The lines to be extracted run from the start of the listing through the line containing "(8,11) -- (1170,11);"; copy them exactly and nothing else.

* Start Provided data *

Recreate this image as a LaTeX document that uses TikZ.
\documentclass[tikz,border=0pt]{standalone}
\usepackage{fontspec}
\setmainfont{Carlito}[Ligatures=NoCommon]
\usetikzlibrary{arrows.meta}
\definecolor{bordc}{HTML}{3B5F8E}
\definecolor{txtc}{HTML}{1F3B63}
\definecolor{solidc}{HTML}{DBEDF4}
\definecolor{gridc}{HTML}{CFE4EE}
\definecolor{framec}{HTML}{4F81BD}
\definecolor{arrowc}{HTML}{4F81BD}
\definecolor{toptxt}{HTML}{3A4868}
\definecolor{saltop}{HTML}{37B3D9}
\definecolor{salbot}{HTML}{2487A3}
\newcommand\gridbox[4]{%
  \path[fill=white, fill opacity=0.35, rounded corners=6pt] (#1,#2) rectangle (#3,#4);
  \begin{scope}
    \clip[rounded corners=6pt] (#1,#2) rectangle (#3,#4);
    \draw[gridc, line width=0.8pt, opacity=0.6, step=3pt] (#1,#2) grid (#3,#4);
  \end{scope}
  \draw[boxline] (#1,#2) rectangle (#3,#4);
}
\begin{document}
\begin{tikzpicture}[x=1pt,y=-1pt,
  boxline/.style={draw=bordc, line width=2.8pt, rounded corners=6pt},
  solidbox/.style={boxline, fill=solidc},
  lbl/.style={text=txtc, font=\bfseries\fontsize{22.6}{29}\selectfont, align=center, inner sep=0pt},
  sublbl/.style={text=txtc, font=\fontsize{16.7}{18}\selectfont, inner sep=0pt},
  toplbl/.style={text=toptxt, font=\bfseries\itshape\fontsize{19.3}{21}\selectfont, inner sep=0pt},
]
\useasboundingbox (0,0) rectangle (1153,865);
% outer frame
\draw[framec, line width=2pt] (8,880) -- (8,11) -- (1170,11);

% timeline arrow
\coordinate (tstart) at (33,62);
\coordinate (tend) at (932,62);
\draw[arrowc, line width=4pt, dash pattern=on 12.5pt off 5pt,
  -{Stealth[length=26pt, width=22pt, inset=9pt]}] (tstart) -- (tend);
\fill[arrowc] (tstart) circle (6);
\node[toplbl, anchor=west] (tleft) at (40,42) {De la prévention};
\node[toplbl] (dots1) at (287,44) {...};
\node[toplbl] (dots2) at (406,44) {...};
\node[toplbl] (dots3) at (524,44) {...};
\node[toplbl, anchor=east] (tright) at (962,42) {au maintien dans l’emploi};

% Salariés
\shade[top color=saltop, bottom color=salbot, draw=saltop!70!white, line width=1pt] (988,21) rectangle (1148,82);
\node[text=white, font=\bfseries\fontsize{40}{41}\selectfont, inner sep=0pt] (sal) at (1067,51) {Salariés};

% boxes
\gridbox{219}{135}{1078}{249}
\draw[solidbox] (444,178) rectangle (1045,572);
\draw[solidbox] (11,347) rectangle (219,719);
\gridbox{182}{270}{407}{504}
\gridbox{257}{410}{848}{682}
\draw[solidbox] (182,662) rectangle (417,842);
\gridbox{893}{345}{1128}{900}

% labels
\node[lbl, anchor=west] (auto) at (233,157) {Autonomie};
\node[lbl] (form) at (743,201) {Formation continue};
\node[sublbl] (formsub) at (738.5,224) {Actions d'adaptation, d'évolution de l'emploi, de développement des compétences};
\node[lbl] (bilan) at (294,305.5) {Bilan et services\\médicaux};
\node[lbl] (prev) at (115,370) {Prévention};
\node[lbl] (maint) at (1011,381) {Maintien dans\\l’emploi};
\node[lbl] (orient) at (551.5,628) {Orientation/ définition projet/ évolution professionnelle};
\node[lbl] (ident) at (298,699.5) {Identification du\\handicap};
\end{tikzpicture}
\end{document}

* End Provided data *

## Reply
Recreate this image as a LaTeX document that uses TikZ.
\documentclass[tikz,border=0pt]{standalone}
\usepackage{fontspec}
\setmainfont{Carlito}[Ligatures=NoCommon]
\usetikzlibrary{arrows.meta}
\definecolor{bordc}{HTML}{3B5F8E}
\definecolor{txtc}{HTML}{1F3B63}
\definecolor{solidc}{HTML}{DBEDF4}
\definecolor{gridc}{HTML}{CFE4EE}
\definecolor{framec}{HTML}{4F81BD}
\definecolor{arrowc}{HTML}{4F81BD}
\definecolor{toptxt}{HTML}{3A4868}
\definecolor{saltop}{HTML}{37B3D9}
\definecolor{salbot}{HTML}{2487A3}
\newcommand\gridbox[4]{%
  \path[fill=white, fill opacity=0.35, rounded corners=6pt] (#1,#2) rectangle (#3,#4);
  \begin{scope}
    \clip[rounded corners=6pt] (#1,#2) rectangle (#3,#4);
    \draw[gridc, line width=0.8pt, opacity=0.6, step=3pt] (#1,#2) grid (#3,#4);
  \end{scope}
  \draw[boxline] (#1,#2) rectangle (#3,#4);
}
\begin{document}
\begin{tikzpicture}[x=1pt,y=-1pt,
  boxline/.style={draw=bordc, line width=2.8pt, rounded corners=6pt},
  solidbox/.style={boxline, fill=solidc},
  lbl/.style={text=txtc, font=\bfseries\fontsize{22.6}{29}\selectfont, align=center, inner sep=0pt},
  sublbl/.style={text=txtc, font=\fontsize{16.7}{18}\selectfont, inner sep=0pt},
  toplbl/.style={text=toptxt, font=\bfseries\itshape\fontsize{19.3}{21}\selectfont, inner sep=0pt},
]
\useasboundingbox (0,0) rectangle (1153,865);
% outer frame
\draw[framec, line width=2pt] (8,880) -- (8,11) -- (1170,11);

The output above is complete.